::: DATA SECTION :::

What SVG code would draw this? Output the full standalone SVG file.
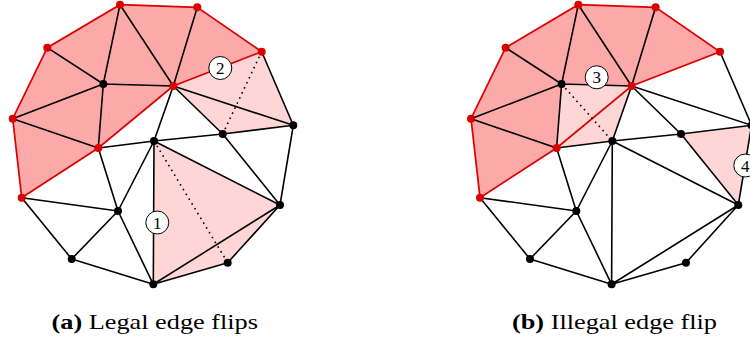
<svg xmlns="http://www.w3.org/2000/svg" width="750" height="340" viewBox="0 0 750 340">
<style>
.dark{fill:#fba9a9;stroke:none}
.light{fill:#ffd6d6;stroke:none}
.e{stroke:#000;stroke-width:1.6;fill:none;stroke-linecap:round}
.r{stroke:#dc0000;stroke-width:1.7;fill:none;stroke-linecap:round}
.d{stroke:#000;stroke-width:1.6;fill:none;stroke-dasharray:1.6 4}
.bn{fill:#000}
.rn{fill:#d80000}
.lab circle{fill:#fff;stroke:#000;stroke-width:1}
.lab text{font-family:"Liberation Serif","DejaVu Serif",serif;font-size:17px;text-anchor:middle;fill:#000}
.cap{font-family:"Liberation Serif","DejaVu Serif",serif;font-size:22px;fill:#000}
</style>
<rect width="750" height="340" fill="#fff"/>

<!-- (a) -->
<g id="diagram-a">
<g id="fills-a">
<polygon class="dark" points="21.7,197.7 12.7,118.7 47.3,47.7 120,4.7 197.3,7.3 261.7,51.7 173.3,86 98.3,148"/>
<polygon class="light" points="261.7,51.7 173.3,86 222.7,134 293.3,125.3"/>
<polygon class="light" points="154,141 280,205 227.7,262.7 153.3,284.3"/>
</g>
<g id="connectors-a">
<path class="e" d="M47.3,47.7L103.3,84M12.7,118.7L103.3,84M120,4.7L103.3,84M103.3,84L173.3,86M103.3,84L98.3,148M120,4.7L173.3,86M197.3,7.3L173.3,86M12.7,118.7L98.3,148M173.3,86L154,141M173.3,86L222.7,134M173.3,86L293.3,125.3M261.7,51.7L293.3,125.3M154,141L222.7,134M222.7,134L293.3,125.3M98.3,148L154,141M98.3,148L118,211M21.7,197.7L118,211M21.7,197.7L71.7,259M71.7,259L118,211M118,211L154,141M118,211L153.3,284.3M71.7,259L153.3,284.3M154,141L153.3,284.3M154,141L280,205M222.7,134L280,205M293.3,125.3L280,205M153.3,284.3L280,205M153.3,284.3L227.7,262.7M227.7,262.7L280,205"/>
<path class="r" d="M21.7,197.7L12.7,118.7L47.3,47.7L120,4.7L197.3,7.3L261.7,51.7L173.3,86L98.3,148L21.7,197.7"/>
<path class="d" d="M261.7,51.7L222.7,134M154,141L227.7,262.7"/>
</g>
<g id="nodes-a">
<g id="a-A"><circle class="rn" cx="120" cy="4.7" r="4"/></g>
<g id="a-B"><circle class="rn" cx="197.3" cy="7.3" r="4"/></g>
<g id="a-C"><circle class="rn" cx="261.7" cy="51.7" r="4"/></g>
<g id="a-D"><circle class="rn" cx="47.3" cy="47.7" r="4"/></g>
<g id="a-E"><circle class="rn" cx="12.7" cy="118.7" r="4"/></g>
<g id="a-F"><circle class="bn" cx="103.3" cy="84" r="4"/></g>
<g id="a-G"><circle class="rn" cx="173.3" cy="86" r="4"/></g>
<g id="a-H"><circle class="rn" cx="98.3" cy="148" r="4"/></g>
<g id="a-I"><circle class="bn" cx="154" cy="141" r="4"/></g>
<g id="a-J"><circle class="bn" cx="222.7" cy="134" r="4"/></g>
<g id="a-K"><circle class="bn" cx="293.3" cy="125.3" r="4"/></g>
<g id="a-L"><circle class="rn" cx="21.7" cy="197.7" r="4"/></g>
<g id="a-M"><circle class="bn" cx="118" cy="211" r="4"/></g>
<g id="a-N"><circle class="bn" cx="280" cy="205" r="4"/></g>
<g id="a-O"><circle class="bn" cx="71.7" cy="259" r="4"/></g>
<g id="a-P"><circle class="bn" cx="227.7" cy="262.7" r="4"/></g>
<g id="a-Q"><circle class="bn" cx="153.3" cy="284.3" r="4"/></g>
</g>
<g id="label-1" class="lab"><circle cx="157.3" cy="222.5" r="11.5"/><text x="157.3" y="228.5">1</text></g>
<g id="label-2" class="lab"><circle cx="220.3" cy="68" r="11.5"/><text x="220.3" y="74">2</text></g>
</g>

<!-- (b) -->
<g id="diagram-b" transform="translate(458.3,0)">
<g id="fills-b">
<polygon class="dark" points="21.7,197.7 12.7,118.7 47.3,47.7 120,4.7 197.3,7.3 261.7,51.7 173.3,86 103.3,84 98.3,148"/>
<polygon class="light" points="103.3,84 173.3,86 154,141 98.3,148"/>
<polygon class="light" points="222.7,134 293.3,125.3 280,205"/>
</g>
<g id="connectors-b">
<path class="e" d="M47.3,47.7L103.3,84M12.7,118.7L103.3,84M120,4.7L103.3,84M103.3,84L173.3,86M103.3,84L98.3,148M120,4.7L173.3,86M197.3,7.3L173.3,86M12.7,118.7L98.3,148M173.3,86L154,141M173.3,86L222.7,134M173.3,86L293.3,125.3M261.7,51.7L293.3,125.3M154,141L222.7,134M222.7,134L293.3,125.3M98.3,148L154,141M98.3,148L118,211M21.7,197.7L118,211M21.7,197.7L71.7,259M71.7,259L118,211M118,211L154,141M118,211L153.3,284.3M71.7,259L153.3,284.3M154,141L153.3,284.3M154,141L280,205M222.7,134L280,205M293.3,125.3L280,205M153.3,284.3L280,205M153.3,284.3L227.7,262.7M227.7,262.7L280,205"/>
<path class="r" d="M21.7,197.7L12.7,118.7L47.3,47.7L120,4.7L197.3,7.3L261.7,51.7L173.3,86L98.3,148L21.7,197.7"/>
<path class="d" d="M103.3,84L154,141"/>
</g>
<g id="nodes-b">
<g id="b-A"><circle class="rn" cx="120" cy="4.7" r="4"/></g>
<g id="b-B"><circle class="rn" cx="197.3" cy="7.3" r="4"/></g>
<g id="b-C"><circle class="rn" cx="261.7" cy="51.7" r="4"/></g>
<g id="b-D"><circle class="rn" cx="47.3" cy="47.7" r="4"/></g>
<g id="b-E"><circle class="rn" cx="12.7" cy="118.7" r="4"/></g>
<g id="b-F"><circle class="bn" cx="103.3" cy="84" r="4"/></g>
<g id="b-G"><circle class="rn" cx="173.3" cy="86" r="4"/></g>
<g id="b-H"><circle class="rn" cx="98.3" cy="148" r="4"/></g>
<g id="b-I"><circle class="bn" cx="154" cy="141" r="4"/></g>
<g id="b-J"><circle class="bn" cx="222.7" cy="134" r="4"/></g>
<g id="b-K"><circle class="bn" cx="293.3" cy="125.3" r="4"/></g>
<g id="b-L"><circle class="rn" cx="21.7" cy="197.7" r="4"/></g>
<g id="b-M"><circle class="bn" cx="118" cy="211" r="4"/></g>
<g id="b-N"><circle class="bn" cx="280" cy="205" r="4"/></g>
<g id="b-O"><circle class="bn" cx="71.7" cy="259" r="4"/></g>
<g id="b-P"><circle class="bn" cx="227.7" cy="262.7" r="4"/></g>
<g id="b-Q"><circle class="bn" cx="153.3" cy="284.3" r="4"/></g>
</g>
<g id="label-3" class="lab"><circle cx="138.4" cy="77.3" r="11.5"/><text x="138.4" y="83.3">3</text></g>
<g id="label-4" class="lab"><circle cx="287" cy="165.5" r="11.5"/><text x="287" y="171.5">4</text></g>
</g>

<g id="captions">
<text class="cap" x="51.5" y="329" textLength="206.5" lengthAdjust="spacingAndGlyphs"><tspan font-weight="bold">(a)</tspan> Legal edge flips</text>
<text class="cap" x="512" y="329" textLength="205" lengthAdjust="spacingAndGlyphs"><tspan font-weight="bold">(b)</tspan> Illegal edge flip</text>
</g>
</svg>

:::

- CHALLENGE
Reproduce the full listing above verbatim, with no pictures included.

- EXPECTED ANSWER
What SVG code would draw this? Output the full standalone SVG file.
<svg xmlns="http://www.w3.org/2000/svg" width="750" height="340" viewBox="0 0 750 340">
<style>
.dark{fill:#fba9a9;stroke:none}
.light{fill:#ffd6d6;stroke:none}
.e{stroke:#000;stroke-width:1.6;fill:none;stroke-linecap:round}
.r{stroke:#dc0000;stroke-width:1.7;fill:none;stroke-linecap:round}
.d{stroke:#000;stroke-width:1.6;fill:none;stroke-dasharray:1.6 4}
.bn{fill:#000}
.rn{fill:#d80000}
.lab circle{fill:#fff;stroke:#000;stroke-width:1}
.lab text{font-family:"Liberation Serif","DejaVu Serif",serif;font-size:17px;text-anchor:middle;fill:#000}
.cap{font-family:"Liberation Serif","DejaVu Serif",serif;font-size:22px;fill:#000}
</style>
<rect width="750" height="340" fill="#fff"/>

<!-- (a) -->
<g id="diagram-a">
<g id="fills-a">
<polygon class="dark" points="21.7,197.7 12.7,118.7 47.3,47.7 120,4.7 197.3,7.3 261.7,51.7 173.3,86 98.3,148"/>
<polygon class="light" points="261.7,51.7 173.3,86 222.7,134 293.3,125.3"/>
<polygon class="light" points="154,141 280,205 227.7,262.7 153.3,284.3"/>
</g>
<g id="connectors-a">
<path class="e" d="M47.3,47.7L103.3,84M12.7,118.7L103.3,84M120,4.7L103.3,84M103.3,84L173.3,86M103.3,84L98.3,148M120,4.7L173.3,86M197.3,7.3L173.3,86M12.7,118.7L98.3,148M173.3,86L154,141M173.3,86L222.7,134M173.3,86L293.3,125.3M261.7,51.7L293.3,125.3M154,141L222.7,134M222.7,134L293.3,125.3M98.3,148L154,141M98.3,148L118,211M21.7,197.7L118,211M21.7,197.7L71.7,259M71.7,259L118,211M118,211L154,141M118,211L153.3,284.3M71.7,259L153.3,284.3M154,141L153.3,284.3M154,141L280,205M222.7,134L280,205M293.3,125.3L280,205M153.3,284.3L280,205M153.3,284.3L227.7,262.7M227.7,262.7L280,205"/>
<path class="r" d="M21.7,197.7L12.7,118.7L47.3,47.7L120,4.7L197.3,7.3L261.7,51.7L173.3,86L98.3,148L21.7,197.7"/>
<path class="d" d="M261.7,51.7L222.7,134M154,141L227.7,262.7"/>
</g>
<g id="nodes-a">
<g id="a-A"><circle class="rn" cx="120" cy="4.7" r="4"/></g>
<g id="a-B"><circle class="rn" cx="197.3" cy="7.3" r="4"/></g>
<g id="a-C"><circle class="rn" cx="261.7" cy="51.7" r="4"/></g>
<g id="a-D"><circle class="rn" cx="47.3" cy="47.7" r="4"/></g>
<g id="a-E"><circle class="rn" cx="12.7" cy="118.7" r="4"/></g>
<g id="a-F"><circle class="bn" cx="103.3" cy="84" r="4"/></g>
<g id="a-G"><circle class="rn" cx="173.3" cy="86" r="4"/></g>
<g id="a-H"><circle class="rn" cx="98.3" cy="148" r="4"/></g>
<g id="a-I"><circle class="bn" cx="154" cy="141" r="4"/></g>
<g id="a-J"><circle class="bn" cx="222.7" cy="134" r="4"/></g>
<g id="a-K"><circle class="bn" cx="293.3" cy="125.3" r="4"/></g>
<g id="a-L"><circle class="rn" cx="21.7" cy="197.7" r="4"/></g>
<g id="a-M"><circle class="bn" cx="118" cy="211" r="4"/></g>
<g id="a-N"><circle class="bn" cx="280" cy="205" r="4"/></g>
<g id="a-O"><circle class="bn" cx="71.7" cy="259" r="4"/></g>
<g id="a-P"><circle class="bn" cx="227.7" cy="262.7" r="4"/></g>
<g id="a-Q"><circle class="bn" cx="153.3" cy="284.3" r="4"/></g>
</g>
<g id="label-1" class="lab"><circle cx="157.3" cy="222.5" r="11.5"/><text x="157.3" y="228.5">1</text></g>
<g id="label-2" class="lab"><circle cx="220.3" cy="68" r="11.5"/><text x="220.3" y="74">2</text></g>
</g>

<!-- (b) -->
<g id="diagram-b" transform="translate(458.3,0)">
<g id="fills-b">
<polygon class="dark" points="21.7,197.7 12.7,118.7 47.3,47.7 120,4.7 197.3,7.3 261.7,51.7 173.3,86 103.3,84 98.3,148"/>
<polygon class="light" points="103.3,84 173.3,86 154,141 98.3,148"/>
<polygon class="light" points="222.7,134 293.3,125.3 280,205"/>
</g>
<g id="connectors-b">
<path class="e" d="M47.3,47.7L103.3,84M12.7,118.7L103.3,84M120,4.7L103.3,84M103.3,84L173.3,86M103.3,84L98.3,148M120,4.7L173.3,86M197.3,7.3L173.3,86M12.7,118.7L98.3,148M173.3,86L154,141M173.3,86L222.7,134M173.3,86L293.3,125.3M261.7,51.7L293.3,125.3M154,141L222.7,134M222.7,134L293.3,125.3M98.3,148L154,141M98.3,148L118,211M21.7,197.7L118,211M21.7,197.7L71.7,259M71.7,259L118,211M118,211L154,141M118,211L153.3,284.3M71.7,259L153.3,284.3M154,141L153.3,284.3M154,141L280,205M222.7,134L280,205M293.3,125.3L280,205M153.3,284.3L280,205M153.3,284.3L227.7,262.7M227.7,262.7L280,205"/>
<path class="r" d="M21.7,197.7L12.7,118.7L47.3,47.7L120,4.7L197.3,7.3L261.7,51.7L173.3,86L98.3,148L21.7,197.7"/>
<path class="d" d="M103.3,84L154,141"/>
</g>
<g id="nodes-b">
<g id="b-A"><circle class="rn" cx="120" cy="4.7" r="4"/></g>
<g id="b-B"><circle class="rn" cx="197.3" cy="7.3" r="4"/></g>
<g id="b-C"><circle class="rn" cx="261.7" cy="51.7" r="4"/></g>
<g id="b-D"><circle class="rn" cx="47.3" cy="47.7" r="4"/></g>
<g id="b-E"><circle class="rn" cx="12.7" cy="118.7" r="4"/></g>
<g id="b-F"><circle class="bn" cx="103.3" cy="84" r="4"/></g>
<g id="b-G"><circle class="rn" cx="173.3" cy="86" r="4"/></g>
<g id="b-H"><circle class="rn" cx="98.3" cy="148" r="4"/></g>
<g id="b-I"><circle class="bn" cx="154" cy="141" r="4"/></g>
<g id="b-J"><circle class="bn" cx="222.7" cy="134" r="4"/></g>
<g id="b-K"><circle class="bn" cx="293.3" cy="125.3" r="4"/></g>
<g id="b-L"><circle class="rn" cx="21.7" cy="197.7" r="4"/></g>
<g id="b-M"><circle class="bn" cx="118" cy="211" r="4"/></g>
<g id="b-N"><circle class="bn" cx="280" cy="205" r="4"/></g>
<g id="b-O"><circle class="bn" cx="71.7" cy="259" r="4"/></g>
<g id="b-P"><circle class="bn" cx="227.7" cy="262.7" r="4"/></g>
<g id="b-Q"><circle class="bn" cx="153.3" cy="284.3" r="4"/></g>
</g>
<g id="label-3" class="lab"><circle cx="138.4" cy="77.3" r="11.5"/><text x="138.4" y="83.3">3</text></g>
<g id="label-4" class="lab"><circle cx="287" cy="165.5" r="11.5"/><text x="287" y="171.5">4</text></g>
</g>

<g id="captions">
<text class="cap" x="51.5" y="329" textLength="206.5" lengthAdjust="spacingAndGlyphs"><tspan font-weight="bold">(a)</tspan> Legal edge flips</text>
<text class="cap" x="512" y="329" textLength="205" lengthAdjust="spacingAndGlyphs"><tspan font-weight="bold">(b)</tspan> Illegal edge flip</text>
</g>
</svg>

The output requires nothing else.